* **Description of the task**: Search the material for the word "chart" and copy each line that holds it.

====================

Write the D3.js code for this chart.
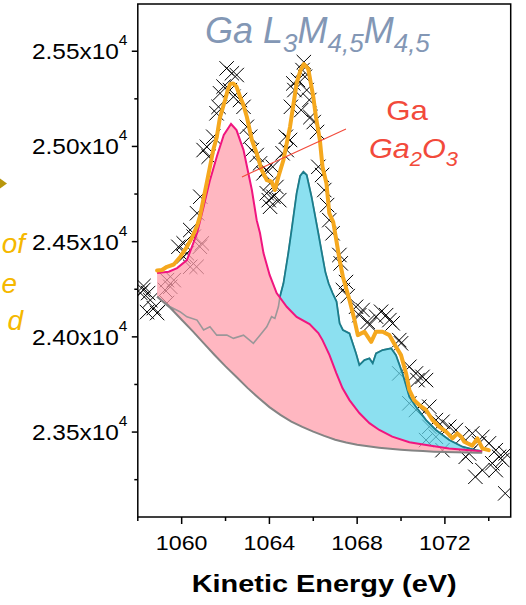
<!DOCTYPE html>
<html><head><meta charset="utf-8">
<script src="https://cdn.jsdelivr.net/npm/d3@7"></script>
<style>body{margin:0;background:#fff}svg{display:block}</style>
</head><body>
<svg id="c" width="526" height="605"></svg>
<script>
// ---- data ----
const rawE = [1058.12,1058.26,1058.25,1058.42,1058.47,1058.57,1058.73,1058.88,1059.24,1059.33,1059.33,1059.48,1059.64,1059.85,1060.09,1060.09,1060.24,1060.39,1060.39,1060.55,1060.68,1060.70,1060.83,1060.85,1060.92,1061.00,1061.15,1061.23,1061.44,1061.59,1061.68,1061.75,1061.91,1062.05,1062.20,1062.29,1062.36,1062.51,1062.66,1062.82,1062.97,1063.12,1063.20,1063.42,1063.57,1063.73,1063.85,1063.88,1063.97,1064.03,1064.03,1064.15,1064.18,1064.32,1064.45,1064.60,1064.75,1064.79,1064.94,1064.98,1065.09,1065.14,1065.30,1065.45,1065.51,1065.57,1065.62,1065.70,1065.82,1065.87,1066.02,1066.17,1066.23,1066.40,1066.50,1066.63,1066.73,1066.88,1067.19,1067.25,1067.35,1067.49,1067.57,1067.95,1068.10,1068.25,1068.48,1068.56,1068.86,1069.09,1069.32,1069.47,1069.62,1069.92,1069.92,1070.00,1070.38,1070.38,1070.68,1070.68,1070.75,1070.83,1070.98,1071.14,1071.14,1071.29,1071.29,1071.59,1071.59,1071.89,1071.89,1072.20,1072.50,1072.80,1072.95,1073.10,1073.25,1073.39,1073.56,1073.71,1073.71,1074.01,1074.16,1074.32,1074.32,1074.47,1074.62,1074.77,1074.75];
const rawI = [24230,24267,24246,24130,24230,24193,24151,24125,24246,24298,24178,24263,24298,24473,24491,24421,24439,24368,24561,24526,24368,24649,24473,24736,24491,24981,24998,24946,25051,25174,25208,25279,25314,25410,25296,25384,25261,25375,25244,25208,25103,25051,24981,24955,24911,24859,24876,24754,24718,24806,24683,24893,24736,24787,24718,24964,25051,24981,25034,25208,25331,25296,25349,25191,25401,25443,25366,25296,25244,25154,25128,25076,24893,24850,24771,24692,24613,24544,24430,24386,24246,24288,24214,24158,24114,24141,24079,24062,24106,24132,24114,24088,24071,23983,23808,23966,23843,23651,23808,23616,23773,23633,23790,23773,23458,23633,23528,23563,23475,23554,23405,23528,23511,23475,23370,23388,23493,23265,23441,23475,23300,23441,23336,23405,23300,23370,23353,23388,23178];

const envE = [1058.88,1059.10,1059.33,1059.64,1059.94,1060.24,1060.47,1060.70,1060.83,1061.15,1061.44,1061.60,1061.74,1061.98,1062.10,1062.21,1062.35,1062.50,1062.66,1062.80,1062.97,1063.20,1063.42,1063.65,1063.88,1064.10,1064.25,1064.41,1064.64,1064.94,1065.24,1065.42,1065.57,1065.77,1066.00,1066.12,1066.30,1066.42,1066.60,1066.73,1066.91,1067.05,1067.20,1067.35,1067.65,1067.88,1068.03,1068.33,1068.64,1068.86,1069.16,1069.47,1069.77,1070.00,1070.23,1070.38,1070.60,1070.83,1071.14,1071.44,1071.74,1072.05,1072.35,1072.57,1072.75,1072.88,1073.25,1073.48,1073.71,1074.00];
const envI = [24348,24351,24368,24380,24421,24473,24521,24582,24631,24813,24981,25049,25149,25244,25296,25328,25331,25314,25261,25223,25156,25034,24964,24876,24823,24815,24771,24841,24929,25103,25331,25401,25433,25407,25261,25156,25034,24893,24806,24649,24603,24508,24403,24316,24193,24088,24009,24027,23974,24027,24027,24009,23948,23904,23808,23721,23668,23642,23616,23563,23528,23502,23467,23493,23474,23449,23429,23467,23414,23405];

const bgE = [1058.88,1059.5,1060,1060.5,1061,1061.5,1062,1062.5,1063,1063.5,1064,1064.5,1065,1065.5,1066,1066.5,1067,1067.5,1068,1068.5,1069,1069.5,1070,1070.5,1071,1071.5,1072,1072.5,1073,1073.5,1073.7];
const bgI = [24211,24150,24090,24030,23967,23905,23845,23789,23732,23680,23631,23590,23555,23527,23502,23480,23460,23445,23433,23425,23418,23412,23407,23403,23400,23397,23395,23394,23393,23392,23392];

// Ga2O3 component (pink, on background)
const oxE = [1058.88,1059.41,1059.79,1060.24,1060.70,1061.00,1061.29,1061.60,1061.92,1062.25,1062.50,1062.82,1063.20,1063.42,1063.57,1063.73,1064.01,1064.33,1064.79,1065.24,1065.83,1066.23,1066.42,1066.74,1067.05,1067.33,1067.65,1068.10,1068.56,1069.01,1069.60,1070.38,1071.15,1072.19,1073.41,1073.70];
const oxI = [24335,24342,24361,24403,24545,24683,24823,24946,25060,25118,25086,24981,24771,24613,24545,24440,24325,24230,24158,24105,24067,24020,23983,23904,23810,23731,23668,23600,23547,23511,23476,23447,23432,23414,23402,23398];

// Ga metal component (cyan, stacked)
const gaE = [1058.88,1059.47,1059.92,1060.24,1060.70,1061.00,1061.29,1061.60,1062.06,1062.36,1062.82,1063.27,1063.57,1063.88,1064.10,1064.25,1064.41,1064.48,1064.64,1064.86,1065.01,1065.24,1065.40,1065.55,1065.70,1065.92,1066.23,1066.40,1066.55,1066.70,1066.88,1067.06,1067.20,1067.35,1067.65,1067.95,1068.10,1068.33,1068.56,1068.71,1068.86,1069.16,1069.55,1069.77,1070.07,1070.38,1070.68,1071.14,1071.59,1072.20,1072.80,1073.41,1073.70];
const gaI = [24211,24158,24132,24105,24088,24036,24053,24009,24009,23992,24009,23966,24009,24053,24106,24097,24158,24211,24281,24439,24561,24754,24845,24867,24850,24736,24544,24435,24340,24280,24230,24185,24071,24036,24018,23913,23852,23878,23887,23861,23913,23931,23940,23904,23808,23685,23633,23563,23511,23458,23423,23405,23400];

const xMajor = [1060,1064,1068,1072];
const xMinor = [1058,1062,1066,1070,1074];
const yMajor = [23500,24000,24500,25000,25500];
const yMinor = [23250,23750,24250,24750,25250];
const annoE = [1062.75,1067.49];
const annoI = [24840,25092];

// ---- drawing ----
const svg = d3.select('#c');
const L = 137.8, R = 510.7, T = 4, B = 517;
const x = d3.scaleLinear().domain([1058,1075]).range([L,R]);
const y = d3.scaleLinear().domain([23054,25748]).range([B,T]);
const zip = (a,b) => a.map((v,i)=>[v,b[i]]);
const env = zip(envE,envI), bg = zip(bgE,bgI), ox = zip(oxE,oxI), ga = zip(gaE,gaI), raw = zip(rawE,rawI);
const line = d3.line().x(d=>x(d[0])).y(d=>y(d[1]));

const defs = svg.append('defs');
defs.append('clipPath').attr('id','plot').append('rect').attr('x',L).attr('y',T).attr('width',R-L).attr('height',B-T);
defs.append('clipPath').attr('id','aboveOx').append('path')
  .attr('d', line(ox) + `L${x(oxE[oxE.length-1])},${T}L${x(oxE[0])},${T}Z`);

const g = svg.append('g').attr('clip-path','url(#plot)');

// markers
g.append('g').selectAll('path').data(raw).join('path')
  .attr('d', d => { const cx=x(d[0]), cy=y(d[1]), s=7.2; return `M${cx-s},${cy-s}L${cx+s},${cy+s}M${cx-s},${cy+s}L${cx+s},${cy-s}`; })
  .attr('stroke','#000').attr('stroke-width',1).attr('fill','none');

// pink area
g.append('path').attr('d', line(ox.concat(bg.slice().reverse())) + 'Z')
  .attr('fill','rgb(255,159,172)').attr('fill-opacity',0.75);
// gray (lower part of Ga curve)
g.append('path').attr('d', line(ga)).attr('fill','none').attr('stroke','#9b9799').attr('stroke-width',1.6);
// cyan area
g.append('path').attr('clip-path','url(#aboveOx)').attr('d', line(ga.concat(ox.slice().reverse())) + 'Z')
  .attr('fill','rgb(102,214,235)').attr('fill-opacity',0.75);
g.append('path').attr('clip-path','url(#aboveOx)').attr('d', line(ga)).attr('fill','none').attr('stroke','#1a7d8c').attr('stroke-width',1.8);
// magenta
g.append('path').attr('d', line(ox)).attr('fill','none').attr('stroke','#f0157f').attr('stroke-width',2);
// background
g.append('path').attr('d', line(bg)).attr('fill','none').attr('stroke','#848484').attr('stroke-width',2);
// envelope
g.append('path').attr('d', line(env)).attr('fill','none').attr('stroke','#f5a81e').attr('stroke-width',4).attr('stroke-linejoin','round').attr('stroke-linecap','round');

// annotation line
svg.append('line').attr('x1',x(annoE[0])).attr('y1',y(annoI[0])).attr('x2',x(annoE[1])).attr('y2',y(annoI[1]))
  .attr('stroke','#f24a3b').attr('stroke-width',1.1);

// axes frame
const ax = svg.append('g').attr('stroke','#000').attr('stroke-width',1.5).attr('fill','none');
ax.append('rect').attr('x',L).attr('y',T).attr('width',R-L).attr('height',B-T);
xMajor.forEach(v=>ax.append('line').attr('x1',x(v)).attr('x2',x(v)).attr('y1',B).attr('y2',B+7));
xMinor.forEach(v=>ax.append('line').attr('x1',x(v)).attr('x2',x(v)).attr('y1',B).attr('y2',B+4));
yMajor.forEach(v=>ax.append('line').attr('x1',L-6).attr('x2',L).attr('y1',y(v)).attr('y2',y(v)));
yMinor.forEach(v=>ax.append('line').attr('x1',L-3.5).attr('x2',L).attr('y1',y(v)).attr('y2',y(v)));

const font = "'Liberation Sans', Arial, sans-serif";
// y tick labels
yMajor.forEach(v=>{
  const t = svg.append('text').attr('x',32).attr('y',y(v)+8).attr('font-family',font).attr('font-size',22)
    .attr('fill','#000').attr('textLength',95.5).attr('lengthAdjust','spacingAndGlyphs');
  t.append('tspan').text((v/1e4).toFixed(2)+'x10');
  t.append('tspan').attr('font-size',14).attr('dy',-14).text('4');
});
// x tick labels
xMajor.forEach(v=>{
  svg.append('text').attr('x',x(v)-25.8).attr('y',550).attr('font-family',font).attr('font-size',21)
    .attr('fill','#000').attr('textLength',51.6).attr('lengthAdjust','spacingAndGlyphs').text(v);
});
// x title
svg.append('text').attr('x',191.7).attr('y',592).attr('font-family',font).attr('font-size',24).attr('font-weight','bold')
  .attr('textLength',265).attr('lengthAdjust','spacingAndGlyphs').text('Kinetic Energy (eV)');

// chart title
const tt = svg.append('text').attr('x',205).attr('y',42.7).attr('font-family',font).attr('font-size',36)
  .attr('font-style','italic').attr('fill','#8397b5');
tt.append('tspan').text('Ga L');
tt.append('tspan').attr('font-size',26).attr('dy',9).text('3');
tt.append('tspan').attr('dy',-9).text('M');
tt.append('tspan').attr('font-size',26).attr('dy',9).text('4,5');
tt.append('tspan').attr('dy',-9).text('M');
tt.append('tspan').attr('font-size',26).attr('dy',9).text('4,5');

// component labels
svg.append('text').attr('x',386.3).attr('y',120).attr('font-family',font).attr('font-size',28).attr('fill','#f24a3b')
  .attr('textLength',41.7).attr('lengthAdjust','spacingAndGlyphs').text('Ga');
const t2 = svg.append('text').attr('x',369).attr('y',158.3).attr('font-family',font).attr('font-size',28).attr('font-style','italic')
  .attr('fill','#f24a3b').attr('textLength',89).attr('lengthAdjust','spacingAndGlyphs');
t2.append('tspan').text('Ga');
t2.append('tspan').attr('font-size',20).attr('dy',8).text('2');
t2.append('tspan').attr('dy',-8).text('O');
t2.append('tspan').attr('font-size',20).attr('dy',8).text('3');

// cut-off side legend fragments
const side = [['of',25,253,28],['e',17,293,28],['d',23,330,28]];
side.forEach(s=>svg.append('text').attr('x',s[1]).attr('y',s[2]).attr('text-anchor','end').attr('font-family',font)
  .attr('font-size',s[3]).attr('font-style','italic').attr('fill','#f5b800').text(s[0]));
svg.append('path').attr('d','M0,178.5L7,183.5L0,188.5Z').attr('fill','#b8960c');
</script>
</body></html>
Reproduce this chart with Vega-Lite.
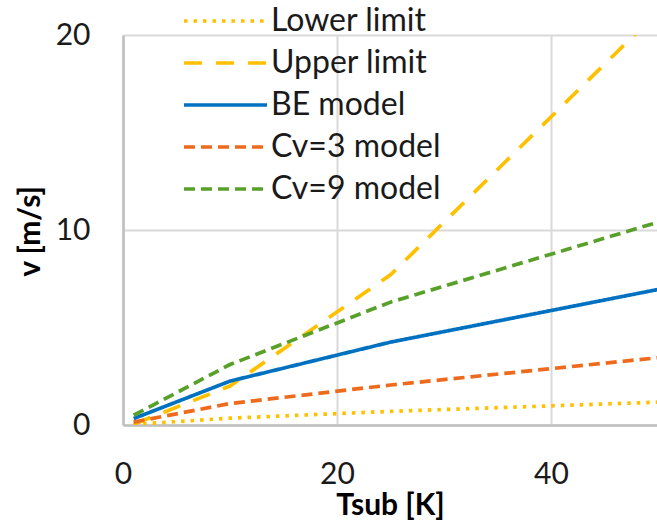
{
  "$schema": "https://vega.github.io/schema/vega-lite/v6.json",
  "width": 535,
  "height": 390,
  "autosize": {"type": "none"},
  "padding": {"left": 123, "top": 35, "right": 0, "bottom": 96},
  "background": "white",
  "config": {
    "font": "Lato",
    "view": {"stroke": null},
    "axis": {
      "labelFont": "Lato",
      "labelFontSize": 30,
      "labelColor": "#1a1a1a",
      "labelFlush": false,
      "titleFont": "Lato",
      "titleFontSize": 30,
      "titleFontWeight": "bold",
      "titleColor": "#000000",
      "ticks": false,
      "tickSize": 0,
      "domainColor": "#BFBFBF",
      "domainWidth": 2.5,
      "gridColor": "#D9D9D9",
      "gridWidth": 2
    }
  },
  "data": {
    "values": [
      {"series": "Lower limit", "t": 1, "v": 0.03},
      {"series": "Lower limit", "t": 10, "v": 0.35},
      {"series": "Lower limit", "t": 25, "v": 0.7},
      {"series": "Lower limit", "t": 50, "v": 1.17},
      {"series": "Upper limit", "t": 1, "v": 0.04},
      {"series": "Upper limit", "t": 10, "v": 2.0},
      {"series": "Upper limit", "t": 25, "v": 7.7},
      {"series": "Upper limit", "t": 50, "v": 21.2},
      {"series": "BE model", "t": 1, "v": 0.33},
      {"series": "BE model", "t": 10, "v": 2.25},
      {"series": "BE model", "t": 25, "v": 4.25},
      {"series": "BE model", "t": 50, "v": 6.95},
      {"series": "Cv=3 model", "t": 1, "v": 0.15},
      {"series": "Cv=3 model", "t": 10, "v": 1.1},
      {"series": "Cv=3 model", "t": 25, "v": 2.05},
      {"series": "Cv=3 model", "t": 50, "v": 3.45},
      {"series": "Cv=9 model", "t": 1, "v": 0.5},
      {"series": "Cv=9 model", "t": 10, "v": 3.1},
      {"series": "Cv=9 model", "t": 25, "v": 6.3},
      {"series": "Cv=9 model", "t": 50, "v": 10.4}
    ]
  },
  "mark": {"type": "line", "strokeWidth": 3.7, "clip": true},
  "encoding": {
    "x": {
      "field": "t",
      "type": "quantitative",
      "scale": {"domain": [0, 50], "nice": false},
      "axis": {
        "values": [0, 20, 40],
        "title": "Tsub [K]",
        "labelPadding": 34,
        "titleX": 267,
        "titleY": 80,
        "titleBaseline": "middle",
        "titleAlign": "center",
        "grid": true
      }
    },
    "y": {
      "field": "v",
      "type": "quantitative",
      "scale": {"domain": [0, 20], "nice": false},
      "axis": {
        "values": [0, 10, 20],
        "title": "v [m/s]",
        "labelPadding": 33,
        "titleX": -93,
        "titleY": 196,
        "titleAngle": -90,
        "titleAlign": "center",
        "titleBaseline": "middle"
      }
    },
    "color": {
      "field": "series",
      "type": "nominal",
      "scale": {
        "domain": ["Lower limit", "Upper limit", "BE model", "Cv=3 model", "Cv=9 model"],
        "range": ["#FFC000", "#FFC000", "#0070C0", "#EE6A1C", "#58A02A"]
      },
      "legend": {
        "title": null,
        "orient": "none",
        "legendX": 59,
        "legendY": -25,
        "padding": 0,
        "symbolType": "stroke",
        "symbolSize": 6889,
        "symbolStrokeWidth": 3.7,
        "clipHeight": 22,
        "rowPadding": 10,
        "labelOffset": 2,
        "labelFont": "Lato",
        "labelFontSize": 32,
        "labelColor": "#1a1a1a",
        "labelLimit": 400
      }
    },
    "strokeDash": {
      "field": "series",
      "type": "nominal",
      "scale": {
        "domain": ["Lower limit", "Upper limit", "BE model", "Cv=3 model", "Cv=9 model"],
        "range": [[3.5, 6], [18, 14], [1, 0], [11, 6], [11, 6]]
      },
      "legend": null
    }
  }
}
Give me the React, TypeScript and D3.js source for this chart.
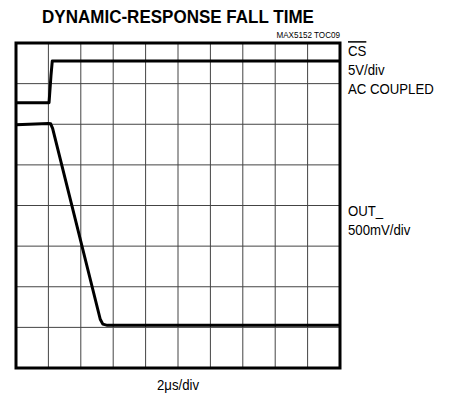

====================

* **Answer in full**:
Write the D3.js code for this chart.
// chart title
Reproduce this chart with Vega-Lite.
Give me the React, TypeScript and D3.js source for this chart.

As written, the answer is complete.